Tag Archives: recycled greenhouse

She Gardens in Stilettos

Saturday night, in lieu of catching some fantastic waves after weeks of anemic shore break, my husband and I went to have dinner with our friends Barbie and Jerry. My twinge of selfish wave envy disappeared and became monstrous, ROARING, Plant-Geek envy when I saw this:

greenhouse2

in Barbie’s back yard in Kure Beach.

Now, Barbie always posts pictures of fantastically weird and wonderful plants on her Facebook page.  A professed “cheapskate,” she has generally grown these from seeds she’s scrounged or cuttings taken from client landscapes.  She’s posted pics of carrion lilies, dahlias the size of dinner plates, and Voodoo Lilies that would make any garden club lady blush.  I had no IDEA that she had a greenhouse.  Much less a funky, MacGyver greenhouse!

greenhouse1

I was immediately in lust.

While giving me the garden tour in four inch heels, Barbie told me that, basically, they’ve spent $36 on this greenhouse.  They got some kind of frame from somebody they know.  Then, they picked through building sites around the beach (of which there are many), and found enough other stuff to build windows and doors and shelves and a SINK.

Barbie got a small solar panel which she says “I hooked up to this big battery sitting on the counter and the panel powers the battery, which powers my fan.”

bench

You can’t have a perfect greenhouse without a sink, so she rigged up a rain barrel to collect rain from the greenhouse roof (camouflaging it with some kind of giant creeping plant),  hooked up a pump to the barrel on one end and a pipe to feed the sink on the other end, so she has a working, reclaimed-water sink. GENIUS.

rain barrel

You might be wondering, “What is so extraordinary about this setup?”  Well, without getting into TOO many details, I met Barbie through a friend with whom I do a fair amount of web work, and those two know each other from a completely different group of folks.  Those friends probably have no idea that Barbie is a top-notch, self-taught, horticultural plant fanatic of first order.  They might NOT be surprised, however, at her choice of garden footwear.

barbie

In Barbie, I feel I’ve found my plant fanatic yin to my yang, or whatever.  Her garden is an exuberant riot of one of this and one of that, and “I snipped a piece of that plant off of so-and-so’s such-and-such,” or “I had to dig that out of somebody’s yard to put in something else, so I just brought it home.”  I’m the person who tries to work the unusual specimen into an orderly display border, while Barbie’s the curator amassing one of everything.  We would end up in a spike-heel kicking, hori-hori stabbing match if we tried to garden together in the same yard.  As gardening buddies, though, we’re a perfect match.

How it all Started

Barbie moved to Kure Beach in 2001.  She was unemployed with lots of time on her hands and an interest in plants, so she started teaching herself about them.  She rooted cuttings, germinated seeds, researched and read and gave herself a thorough horticultural education.  At this point, she can propagate almost anything, which is more than I can say for myself, and I have a couple of horticultural degrees!

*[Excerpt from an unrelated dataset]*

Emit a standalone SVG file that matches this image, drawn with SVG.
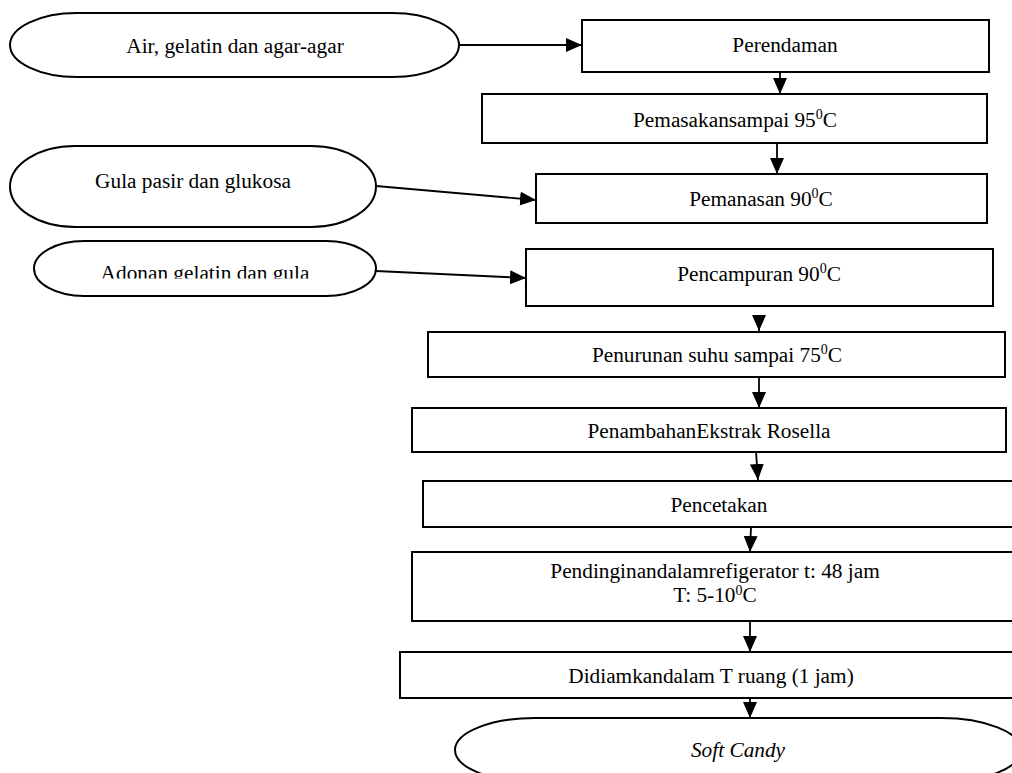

The benches in the greenhouse are filled with magnificent and strange wonders like this plant, which she calls the “slut plant” because it reproduces like a rabbit with the little babies budding off of it:

slutplant

She has dozens of palm seedlings sprouting in her little container nursery behind the greenhouse, and a gorgeous green border along the side of her house-filled with philodendron, cycads, palms, hibiscus and other plants that shouldn’t be hardy here but love her green thumb.

greenborder

I asked her if she belonged to the local Hobby Greenhouse Club, and she said she doesn’t–keeps meaning to join, but never gets around to it.  She is a member of the American Horticultural Society, primarily for their seed exchange.  I could go on and on about how impressed I am with her entire operation.  I think you get the idea.

It was MORE than worth it to skip the waves and have a wonderful dinner with friends and a sneak peak at the greenhouse.  If you’re looking for REAL gardeners, gardeners who aren’t seeking the spotlight and are quietly amassing a giagantic body of knowledge about specific regional garden tasks–Barbie’s the real deal.